On the other hand, having the best technology is not much use if nobody knows about it, so the company has to get the balance right between commercialisation and innovation.
In other words, sales need to finance costly research & development.
Osirium floated on Aim in April at 156p and is focused on being the dominant cyber-security brand in the UK by 2018.
Hybridan says software-as-a-service (SaaS) revenues are “going in the right direction”.
ECSC also floated in 2016, and since it did so in December its performance has been fantastic, Hybridan said.
Investors who participated in the initial public offering (IPO) are sitting on gains of around 220%.
The company was founded by a former adviser to GCHQ, the UK government’s communications monitoring arm
“ECSC has a solid mix of product and consulting revenues with some 200 customers representing 10% of the FTSE 100,” the broker admits, but goes on to say the company needs to meet some impressive growth targets to help justify the current market capitalisation.
Falanx made a wise move to refocus on cyber-security from its grass roots as a private security business, in Hybridan’s view.

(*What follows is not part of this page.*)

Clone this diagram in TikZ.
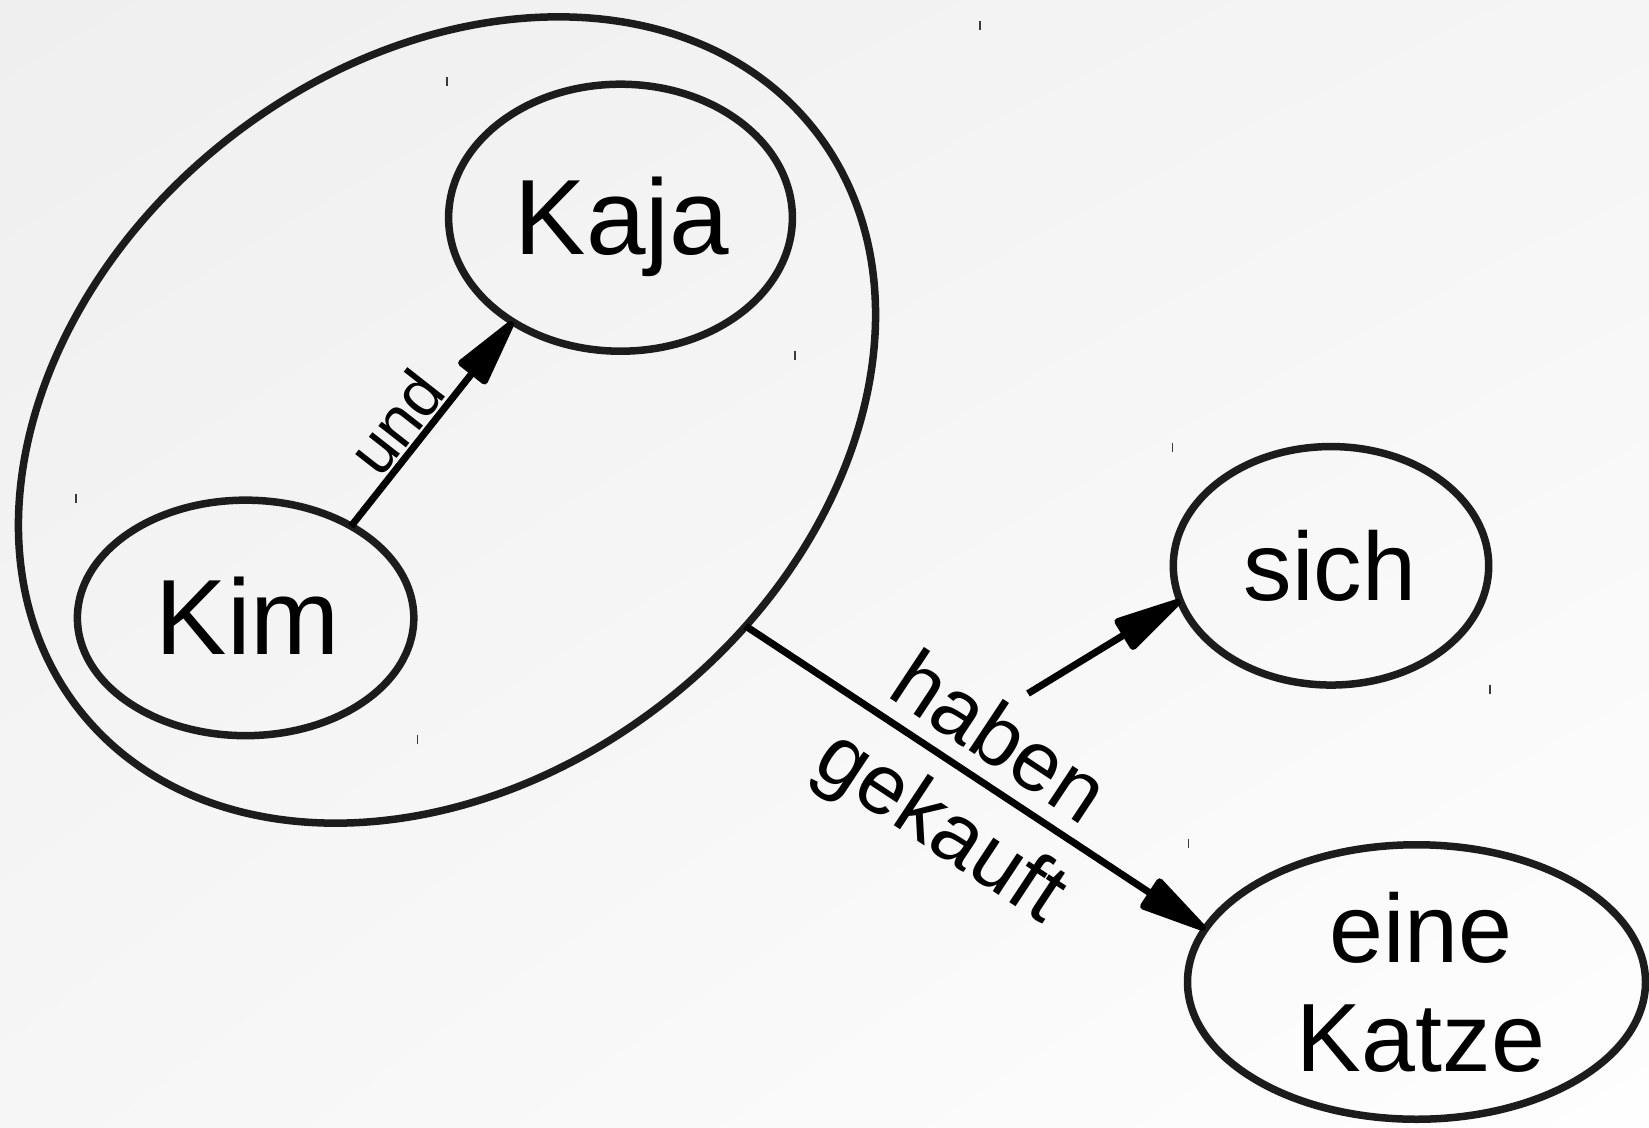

“Shares have responded well, up over 100% over the past 12 months demonstrating the progress they have made in the field,” the broker noted.
The company’s “Security-As-A-Service” platform went live in March 2017 which has the potential of generating significant recurring revenues going forward.
Crossword, Hybridan claims, is at the forefront of cyber-security innovation as it looks to commercialise world class intellectual property coming out of universities.
It’s a company Hybridan knows well, as it is the house broker.
It certainly ticks the box of having an industry heavyweight on board, in the form of Sir Richard Dearlove, the most inappropriately named “spy” ever, who was formerly head of MI6, or the Secret Intelligence Service as it is known.